After some experience playing both with and against this card, my conclusion is: it isn't as good as it looks, which is a bit concerning given that (at least to me) it only looked decently good rather than amazing.
The three main ways in which a piece of ICE can have a good effect are stopping power, taxing power, and the facecheck. But Mycoweb doesn't seem to do particularly well in any of those dimensions.
Let's look at the facecheck first. Jinteki generally only wants to spend 8 on rezzing one piece of ICE in the early game if it does enough damage to the Runner in the process to make up for the cost of the rez. Spending 8 is quite the tempo hit, potentially taking a couple of turns to recover from – but that's forgiveable if you land a hit on the Runner that also takes a couple of turns to recover from. In this case, though, an early-game rez of Mycoweb frequently does nothing at all: in the early game you normally need to install all the ICE you draw (meaning that it doesn't end up in Archives), if you spent 8 on a rez then you won't be able to rez anything else impactful even with the 2 discount, and you're unlikely to have another spiky sentry or code gate rezzed to copy a subroutine from. Some Runner decks opposite will keep the "period of time where rezzing Mycoweb is useless" around well into the mid-game; in one game I played as a Runner, the opponent rezzed a Mycoweb when I already had a decoder installed (hoping that I would pay the costs to break it), I judged that the subroutines would do less damage than the break cost and let them fire, and the Corp realised that none of the subroutines actually did anything useful in the gamestate at the time and had to let me past.
In the very late game, the facecheck would theoretically be more impactful, if you could get the subroutines to fire – maybe by that point in time you have a lot of highly-damaging subroutines to copy, and Archives might be loaded with ICE (especially if the opponent is trashing it). But at that stage of the game, the facecheck doesn't matter so much because the opponent will almost certainly have a way past the ICE anyway (especially because ICE installed late tends to be on the outside of a server, the most vulnerable location).
What about stopping power? If someone is trying to make the critical game-winning run through a Mycoweb, they can usually get through by matching 5 strength and breaking two subroutines (the last two). Mycoweb is in a weird spot where it has a lot of subroutines, but they rely a lot on synergy in order to work, e.g. the first two subroutines usually have no immediate impact other than setting up the last two subroutines (although they are helpful for future runs). In one of my games, I was trying to steal the last required agenda point from R&D with low credits and dubious breakers, and couldn't afford to break all the subroutines – so I just broke half the subroutines, and still got in. In the early game, the stopping power is even worse – you can't use a Mycoweb to stop a steal unless you have a run-ending sentry or code gate rezzed already, or rezzable from the play area or Archives, and you won't be able to afford both the ICE to copy and the Mycoweb. As such, the stopping power is somewhere between "somewhat porous" (late-game) and "this doesn't matter at all" (early-game). One way you can try to patch up this weakness is to play ICE like Anemone that make the first two subroutines relevant even on a last desperate run; but this is only a tax of 1–2 more, so the synergy probably isn't worth it unless your deck wants to play Anemone anyway.

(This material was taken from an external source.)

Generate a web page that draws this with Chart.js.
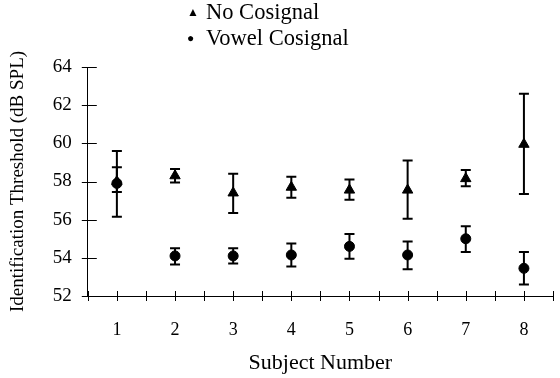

I was initially expecting the taxing element to be the best part of Mycoweb, and it is, but it still isn't as good as I'd like. The basic issue is that the normal approach to taxing ICE is to put it on a server that the opponent's deck wants to run repeatedly (e.g. R&D against certain Shapers) in order to limit the number of runs that they can make there (via forcing them to spend more money, and thus more time repairing their economy between each run). In order to get value for that, you want to have your taxing ICE rezzed early – otherwise the opponent will get most of their value runs in the early game and just switch server once you've spent effort in fortifying the server they were originally attacking. But Mycoweb isn't useful for taxing until you're already set up with additional ICE to copy, or appropriate ICE in Archives, so it only taxes through a small proportion of the game – and that mostly negates the purpose of taxing the opponent, because the number of runs you're stopping is low in absolute terms and thus the amount of damage you're doing to their gameplan doesn't justify Mycoweb's 8 rez cost. The actual amount taxed is also smaller than it looks: decoders are generally more efficient at breaking things than fracters or killers, the opponent can know or guess that some of the subroutines might be irrelevant and not break it, and the opponent may consider face-tanking the subroutines in certain gamestates (often the best you can do with the last two subroutines is 3ish net damage, which most runners are capable of tanking if they don't have to do it too often).
I'm not yet sure whether Mycoweb's status is "playable as a 1-of in most decks which synergise with them, because it's decent in the late-game", "playable only in decks which synergise with it particularly well", or "never worth it regardless of deck" – I don't have enough experience with or against it to work out in which of those categories it falls. But I don't think it's a staple, and your deck would need to fit it particularly well to consider playing it at 3 copies.